Natural gas may face a challenge to its status as the perfect peaking power solution — not to mention the perfect partner for intermittent renewable resources — with the claim this week by A123 Systems’ CEO that falling prices for lithium-ion batteries will make power-storage systems competitive with natural gas as a source of electricity during periods of high demand by 2016. “In general, batteries will come down by about half in price from 2010 to 2015,” David Vieau told Bloomberg on Monday. Vieau says that improvements in battery chemistry and manufacturing will drive down prices and boost shelf life, making lithium-ion batteries a viable replacement for gas.

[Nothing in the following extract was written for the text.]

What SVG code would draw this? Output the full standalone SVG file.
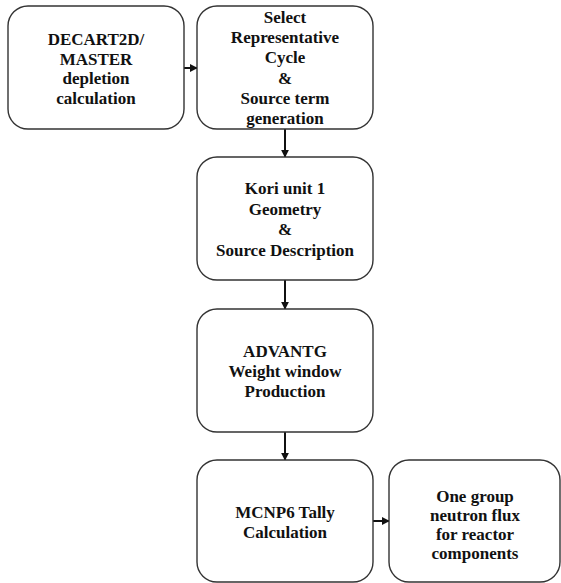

According to the report, A123 has shipped more than 90MW of its battery storage systems — which can provide anywhere between 10 kilowatts to 500 megawatts of power within milliseconds, and for up to eight hours at a time — to be used by utilities instead of gas-fired peaker plants for meeting short periods of peak demand, sometimes only a few hours a year. Bloomberg says that US utilities owned by AES Corp, Sempra Energy and Edison International have invested the technology. According to Vieau, the grid business now makes up 40-50 per cent of A123’s sales. The challenge now, he told Bloomberg, “is to demonstrate that they last 10 to 20 years.”
Gearing down
Elon Musk’s EV outfit Tesla Motors may have seen its loss widen in 2011’s final quarter as it wound down production and sales of $109,000 Roadster electric cars, Bloomberg reports. The average estimate of 11 analysts surveyed by Bloomberg was for a loss, excluding some items, of 62 cents a share. On that basis, says Bloomberg, Tesla reported a fourth-quarter loss of 47 cents a share in 2010’s fourth quarter. The company is due to release quarterly results on Thursday.
Tesla’s next great EV hope, the Model S sedan, is expected to go into production in mid-2012 and, with a base model priced at $57,400, is intended to expand the California-based company’s sales volume. “We believe Tesla is at the cusp of becoming a self-sustaining company, in terms of revenue, with a crisp execution of the Model S launch,” said Amir Rozwadowski, a New York-based analyst with Barclays Capital, in an interview. “A lot of the company’s future success will be determined by a successful launch of Model S. Investors are focused on that.”
But auto sector analyst Alan Baum, principal of Baum & Associates, says that a widening of Tesla’s quarterly loss would affirm the views of the EV-maker’s critics: “The people who think electric vehicles are not ready for prime time are going to say yet again that Tesla is a failure,” Baum said.